Mutual Fund SIP: What Is Rupee Cost Averaging & How It Helps Your Investment Goal
Mutual Fund SIP: What Is Rupee Cost Averaging & How It Helps Your Investment Goal
When you invest a fixed amount regularly, you end up buying more units when the market is down (lower NAV) and fewer units when the market is up (higher NAV).

Systematic Investment Plan or SIP is a method of investing in mutual funds instruments in a disciplined manner. Instead of making a lump sum investment, investors commit to investing a fixed amount of money at regular intervals (usually monthly) into the chosen mutual fund scheme. For example, if an investor decides to invest Rs. 5,000 every month in a mutual fund through SIP, they will buy units of the mutual fund worth Rs. 5,000 at the prevailing Net Asset Value (NAV) on the specified date each month. As the NAV fluctuates over time, the investor gets more units when the NAV is low and fewer units when the NAV is high, which leads to rupee cost averaging.

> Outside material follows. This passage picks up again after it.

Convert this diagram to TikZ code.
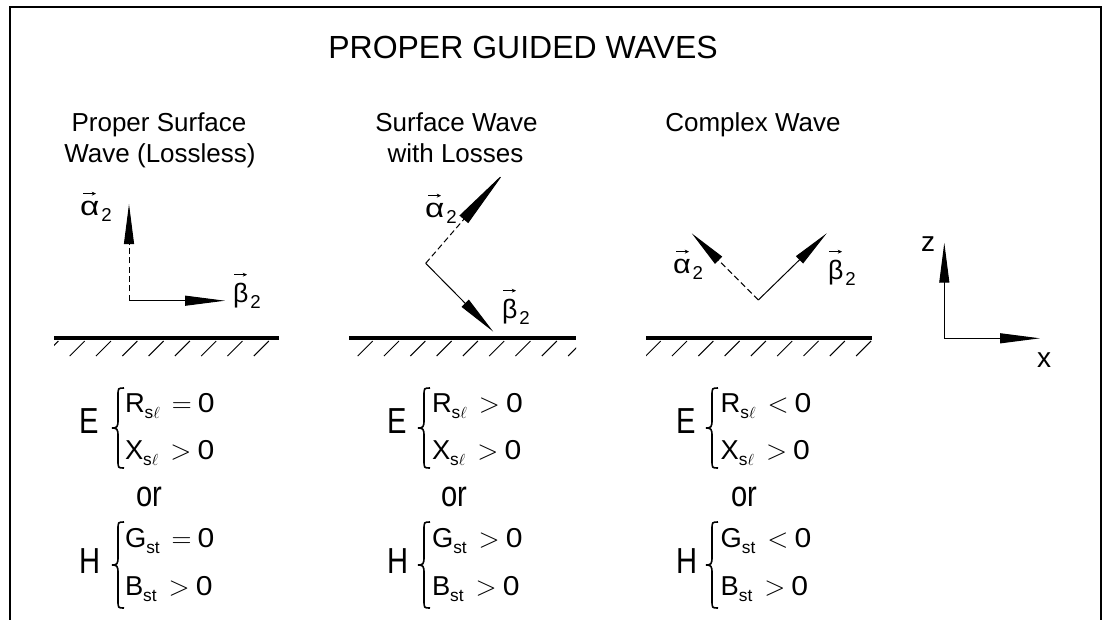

Also Read: Investing SOS: Missed Mutual Fund SIP? Must Read What Happens After That

Rupee Cost Averaging

Rupee Cost Averaging (RCA) is not an investment technique by itself but rather a result of the SIP approach. It is a strategy that helps investors deal with market volatility and potentially reduce the impact of timing the market.

The basic idea is that when you invest a fixed amount regularly (as in SIP), you end up buying more units when the market is down (lower NAV) and fewer units when the market is up (higher NAV). Over time, this process averages out the cost of units purchased. As a result, investors don’t have to worry about trying to time the market to get the best entry point, as they are continuously investing regardless of market conditions.

Rupee Cost Averaging In SIP Example

Here’s how rupee cost averaging works:

Fixed Investment: With RCA, you invest a specific amount of money at regular intervals, regardless of the mutual fund’s current unit price. For example, you might decide to invest Rs 5,000 in a mutual fund every month.

Purchase More Units at Lower Prices: When the mutual fund’s unit price is lower, your fixed investment amount will buy more units. This means that during market downturns or when the mutual fund’s price is low, you will automatically buy more units for the same amount of money.

Purchase Fewer Units at Higher Prices: Conversely, when the mutual fund’s unit price is higher, your fixed investment amount will buy fewer units. This happens during market upswings or when the mutual fund’s price is high.

It’s important to note that while rupee cost averaging can be a useful strategy, it does not guarantee profits or completely eliminate the risk of investing in the stock market. It is still subject to market fluctuations, and the performance of the mutual fund will ultimately determine the returns on your investment.

Before investing in index mutual funds or any investment product, it’s recommended to carefully review the fund, performance history, expense ratio, and consult with a financial advisor to ensure it aligns with your investment goals and risk tolerance.